Yeah, except way better! Seriously, I was thinking as I read this whole playbook "man, this is way better than the undead guys in Deadlands". I especially like that the focus is on your character's burning need to exact vengeance, rather than random or manitous or whatever. In your MC guidelines, I might include that the Revenant is okay for one-shot games, because I think he'd bring in all kinds of juicy situation generation and escalation right there. Oh, and of course 'Marked for Death' would automatically be in play in that situation.

So, by way of critique, the one thing that jumped out at me was the "Supernatural Skill". I get the impulse here, but when thinking about specific moves, some of them don't seem to mesh.
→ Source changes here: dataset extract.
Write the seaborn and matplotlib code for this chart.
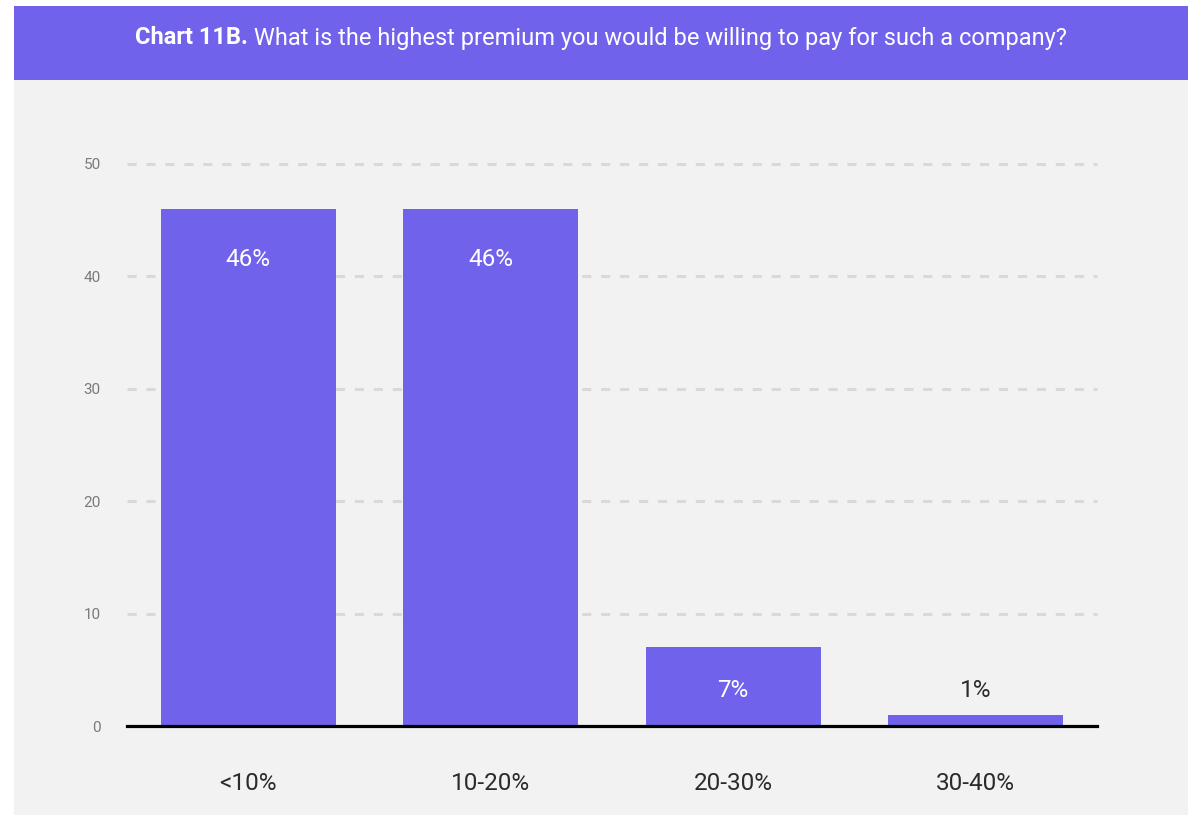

Like, why does your zombie hell power give you the ability to get allies on a seduce or manipulate roll? Are you just that intense? Also, Shadowwalk seems a little vague, but I imagine there's more about the mystic wastes in the hack rules in general that makes them make more sense? Or is it meant to be vague to let your group figure out what the mystic wastes are like and what it means to physically enter them?

The only other thing that comes to mind right now is that the ability to take Revenant moves after a near-death experience (Sweet!) should maybe be coupled with some supernatural downside? I dunno, like "You can only use the "take a move from another playbook advance" to gain a Revenant move if you've had a near death experience. If you do take one, also take a curse". Even without the downside, I love the fact that having such sweet moves available will tempt players into damn near getting their characters killed :)

If you can't tell, I'm really excited about this hack.